» **Written instruction**
Read the records and gather each line that includes "this".

» **Extracted data**
>> BEGIN

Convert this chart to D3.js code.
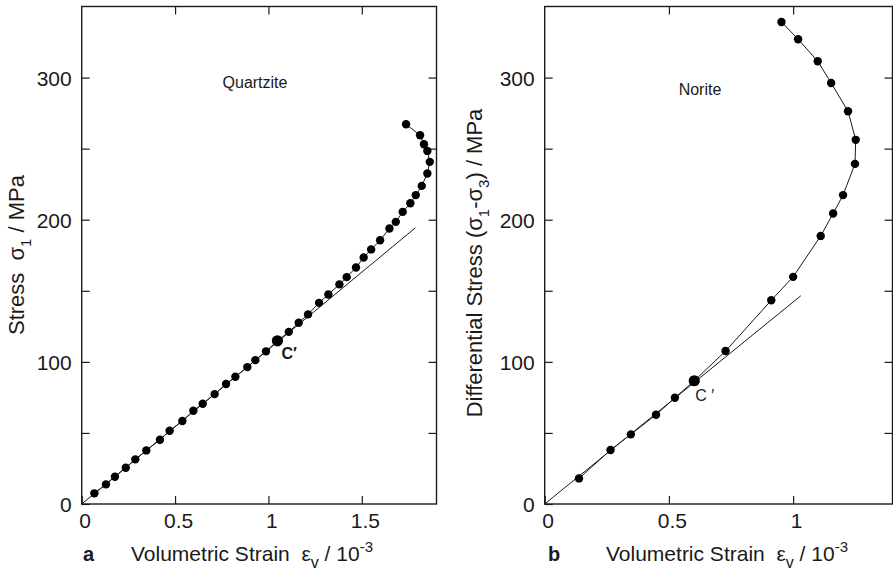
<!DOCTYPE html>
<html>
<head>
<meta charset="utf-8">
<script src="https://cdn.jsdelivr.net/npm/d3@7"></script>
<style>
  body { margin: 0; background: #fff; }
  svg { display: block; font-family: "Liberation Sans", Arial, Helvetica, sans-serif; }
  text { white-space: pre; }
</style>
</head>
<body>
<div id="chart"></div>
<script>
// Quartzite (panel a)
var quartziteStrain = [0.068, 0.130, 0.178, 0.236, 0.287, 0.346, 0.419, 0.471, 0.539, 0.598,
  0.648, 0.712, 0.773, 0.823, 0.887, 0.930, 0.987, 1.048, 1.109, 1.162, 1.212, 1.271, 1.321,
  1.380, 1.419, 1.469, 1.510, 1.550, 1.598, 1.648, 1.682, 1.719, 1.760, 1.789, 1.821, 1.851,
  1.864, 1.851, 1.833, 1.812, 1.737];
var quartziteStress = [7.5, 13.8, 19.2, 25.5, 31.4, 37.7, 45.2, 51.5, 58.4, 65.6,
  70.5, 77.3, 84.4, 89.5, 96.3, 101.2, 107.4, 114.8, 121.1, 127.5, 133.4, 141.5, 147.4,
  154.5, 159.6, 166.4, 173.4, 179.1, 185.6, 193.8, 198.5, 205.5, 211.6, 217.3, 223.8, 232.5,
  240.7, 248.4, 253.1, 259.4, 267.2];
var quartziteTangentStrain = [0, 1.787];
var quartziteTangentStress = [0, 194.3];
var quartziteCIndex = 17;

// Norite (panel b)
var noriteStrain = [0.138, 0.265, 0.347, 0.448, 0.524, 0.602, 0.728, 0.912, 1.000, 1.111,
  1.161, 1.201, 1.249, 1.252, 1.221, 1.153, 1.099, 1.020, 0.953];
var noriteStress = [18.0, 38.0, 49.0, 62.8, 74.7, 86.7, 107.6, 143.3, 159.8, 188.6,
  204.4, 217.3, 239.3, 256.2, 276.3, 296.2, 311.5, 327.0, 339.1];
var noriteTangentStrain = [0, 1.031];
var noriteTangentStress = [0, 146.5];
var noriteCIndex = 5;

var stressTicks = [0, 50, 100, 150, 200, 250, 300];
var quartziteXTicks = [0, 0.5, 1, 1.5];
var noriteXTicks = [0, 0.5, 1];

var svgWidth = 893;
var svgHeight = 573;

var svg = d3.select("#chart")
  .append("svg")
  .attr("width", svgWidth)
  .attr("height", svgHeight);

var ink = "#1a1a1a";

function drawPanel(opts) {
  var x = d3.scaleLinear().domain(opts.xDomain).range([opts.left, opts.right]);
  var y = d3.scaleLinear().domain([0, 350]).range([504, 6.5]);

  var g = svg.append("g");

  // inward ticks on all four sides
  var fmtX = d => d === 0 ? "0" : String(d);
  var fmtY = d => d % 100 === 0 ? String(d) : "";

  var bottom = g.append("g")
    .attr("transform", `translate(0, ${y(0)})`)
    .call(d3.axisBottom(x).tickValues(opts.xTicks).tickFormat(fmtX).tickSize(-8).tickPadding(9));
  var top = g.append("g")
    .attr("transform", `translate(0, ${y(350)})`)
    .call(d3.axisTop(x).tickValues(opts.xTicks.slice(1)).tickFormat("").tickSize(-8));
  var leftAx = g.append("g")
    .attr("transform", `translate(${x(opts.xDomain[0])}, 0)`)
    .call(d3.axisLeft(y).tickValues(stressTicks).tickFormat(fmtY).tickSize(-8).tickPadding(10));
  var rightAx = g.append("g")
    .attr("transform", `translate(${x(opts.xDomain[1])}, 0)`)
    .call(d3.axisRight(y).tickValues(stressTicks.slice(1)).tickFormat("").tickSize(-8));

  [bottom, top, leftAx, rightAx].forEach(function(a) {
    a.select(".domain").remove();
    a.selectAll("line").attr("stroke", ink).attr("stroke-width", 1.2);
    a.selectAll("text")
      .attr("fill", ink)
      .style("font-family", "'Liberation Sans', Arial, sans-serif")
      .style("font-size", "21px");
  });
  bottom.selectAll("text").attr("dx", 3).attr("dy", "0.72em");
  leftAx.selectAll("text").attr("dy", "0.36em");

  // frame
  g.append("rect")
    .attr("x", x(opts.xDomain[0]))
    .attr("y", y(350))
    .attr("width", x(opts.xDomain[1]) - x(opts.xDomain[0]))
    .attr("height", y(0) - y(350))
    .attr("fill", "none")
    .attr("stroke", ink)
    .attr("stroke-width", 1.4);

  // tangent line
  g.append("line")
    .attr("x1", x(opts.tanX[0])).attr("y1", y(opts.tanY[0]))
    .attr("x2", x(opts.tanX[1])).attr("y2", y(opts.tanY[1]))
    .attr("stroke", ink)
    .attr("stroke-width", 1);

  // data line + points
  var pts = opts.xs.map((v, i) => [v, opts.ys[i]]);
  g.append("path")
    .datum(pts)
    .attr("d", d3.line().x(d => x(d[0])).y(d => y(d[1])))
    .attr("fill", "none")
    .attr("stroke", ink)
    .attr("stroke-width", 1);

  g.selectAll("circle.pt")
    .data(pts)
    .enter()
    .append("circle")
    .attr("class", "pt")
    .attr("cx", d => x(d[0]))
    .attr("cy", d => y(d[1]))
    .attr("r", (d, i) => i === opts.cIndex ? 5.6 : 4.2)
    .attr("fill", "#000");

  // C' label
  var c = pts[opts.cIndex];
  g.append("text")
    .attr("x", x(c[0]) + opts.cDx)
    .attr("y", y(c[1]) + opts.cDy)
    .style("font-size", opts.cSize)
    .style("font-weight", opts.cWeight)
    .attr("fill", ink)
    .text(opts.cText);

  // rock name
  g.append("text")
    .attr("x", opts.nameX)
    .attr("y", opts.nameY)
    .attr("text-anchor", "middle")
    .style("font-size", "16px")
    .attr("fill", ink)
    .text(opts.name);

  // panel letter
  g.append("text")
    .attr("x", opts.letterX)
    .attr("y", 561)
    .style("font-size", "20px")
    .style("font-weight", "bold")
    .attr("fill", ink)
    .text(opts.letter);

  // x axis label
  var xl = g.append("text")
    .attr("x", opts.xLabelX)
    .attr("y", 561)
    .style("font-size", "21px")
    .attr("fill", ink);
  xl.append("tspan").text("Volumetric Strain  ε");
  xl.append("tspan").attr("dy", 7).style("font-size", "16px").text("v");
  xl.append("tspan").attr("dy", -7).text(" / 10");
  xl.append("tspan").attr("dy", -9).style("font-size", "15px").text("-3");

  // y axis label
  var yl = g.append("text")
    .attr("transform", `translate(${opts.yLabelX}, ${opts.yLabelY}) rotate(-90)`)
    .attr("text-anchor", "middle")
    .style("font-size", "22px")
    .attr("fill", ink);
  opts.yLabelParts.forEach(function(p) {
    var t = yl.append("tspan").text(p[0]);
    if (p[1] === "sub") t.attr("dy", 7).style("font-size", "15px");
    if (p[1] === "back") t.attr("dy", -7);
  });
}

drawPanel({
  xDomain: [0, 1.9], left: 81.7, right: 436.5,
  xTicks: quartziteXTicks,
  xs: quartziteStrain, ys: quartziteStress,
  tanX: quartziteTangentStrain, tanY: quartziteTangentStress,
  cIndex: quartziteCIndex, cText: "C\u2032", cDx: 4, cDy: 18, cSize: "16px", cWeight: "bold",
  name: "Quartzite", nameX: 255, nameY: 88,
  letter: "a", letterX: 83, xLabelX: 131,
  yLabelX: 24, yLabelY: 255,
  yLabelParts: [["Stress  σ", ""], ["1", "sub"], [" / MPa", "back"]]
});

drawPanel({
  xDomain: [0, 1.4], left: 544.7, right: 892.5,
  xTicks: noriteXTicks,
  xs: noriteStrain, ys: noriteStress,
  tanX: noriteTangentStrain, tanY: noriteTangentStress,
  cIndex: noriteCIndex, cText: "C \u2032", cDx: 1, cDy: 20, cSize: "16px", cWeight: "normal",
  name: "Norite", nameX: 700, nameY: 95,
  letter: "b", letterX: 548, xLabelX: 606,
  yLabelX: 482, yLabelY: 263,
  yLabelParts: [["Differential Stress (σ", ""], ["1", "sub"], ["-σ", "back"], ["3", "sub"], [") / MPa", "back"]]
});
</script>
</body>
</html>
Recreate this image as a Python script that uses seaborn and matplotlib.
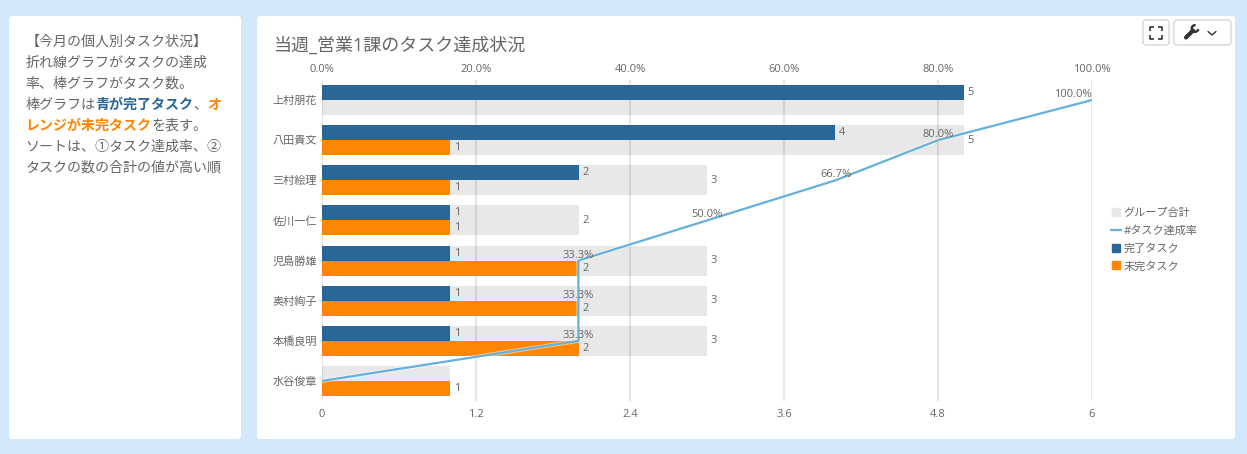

>> END

» **Written reply**
Convert this chart to D3.js code.
Recreate this image as a Python script that uses seaborn and matplotlib.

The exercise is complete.